Восьмилетнего мальчика разбудила зубная боль. Ухватив руку Корчака, он выплеснул наружу свои страдания: «…тогда мама умерла. Тогда меня отослали к бабушке, но она тоже умерла. Тогда меня отвезли к тете, но ее не было дома. Было холодно. Меня впустил дядя. Очень бедный. Я хотел есть. Его дети болели. Он положил меня в кладовой, чтобы я не заразился. У меня ночью всегда болят зубы. Потом меня взяла одна женщина, но скоро отвела на площадь и оставила там. Было темно. Я очень боялся. Ребята начали меня пихать. Тогда полицейский отвел меня в участок. Там были одни поляки. Они отослали меня к моей тете. Она кричала и взяла с меня клятву, что я не расскажу вам, что со мной было. Можно я тут останусь? Можно? Вы не сердитесь, что я бросил мячик на траву? Я не знал, что это нельзя».
«Он уснул, — записал Корчак. — Странно, но на миг я ясно увидел светлый ореол вокруг его усталой восьмилетней головенки. До этого я наблюдал такое явление всего один раз». Затем он добавил: «Я пишу это, но знаю, что никто не поймет. Понять это можно, только оказавшись в тишине ночи в большом дортуаре сиротского приюта».
Самые отпетые хулиганы, жестоко испытывавшие его терпение днем, ночью могли сломаться. Услышав рыдания Моше, он бросился к его постели. «Не плачь, ты всех перебудишь!» А потом, став на колени возле мальчика, он шепнул: «Ты знаешь, я тебя люблю, но я не могу спускать тебе все твои проделки. Не ветер разбил стекло, а ты. Ты мешал всем играть, не стал есть ужин и затеял драку в спальне. Я не сержусь…»

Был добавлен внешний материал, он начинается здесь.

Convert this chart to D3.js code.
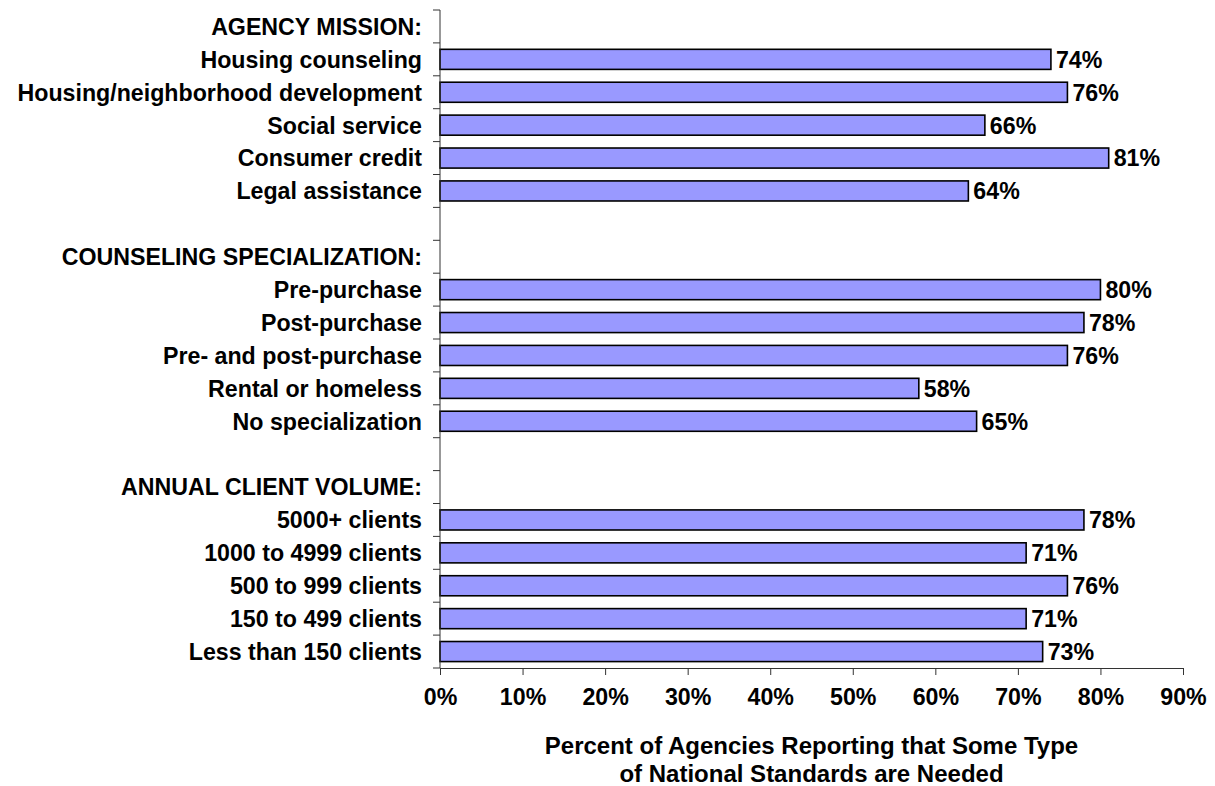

Корчака не удивило, что его слова только вызвали новый взрыв рыданий. «Иногда утешения оказывают противоположное действие — они усугубляют горе ребенка, а не смягчают его». Но хотя рыдания Моше стали еще судорожнее, они прекратились скорее.
— Может быть, ты голоден? Принести тебе булочку?
Мальчик отказался.
— Так спи, сынок, спи, — прошептал Корчак и слегка погладил мальчика. — Спи!
В эту минуту Корчаком владело ощущение бессилия. Если бы он только мог оберегать своих детей от опасности, «хранить их на складе», пока они не окрепнут достаточно, чтобы вести самостоятельную борьбу. «Для орлицы или наседки очень просто согревать птенцов теплом собственного тела. Для меня, человека и воспитателя не собственных моих детей, это куда более сложная задача. Я жажду увидеть, как моя маленькая община воспарит, я грежу о том, как они взовьются ввысь. Их совершенство — вот моя грустная тайная молитва. Но когда я обращаюсь к реальности, то знаю, что едва они взмахнут крыльями, как улетят на поиски пропитания и удовольствий».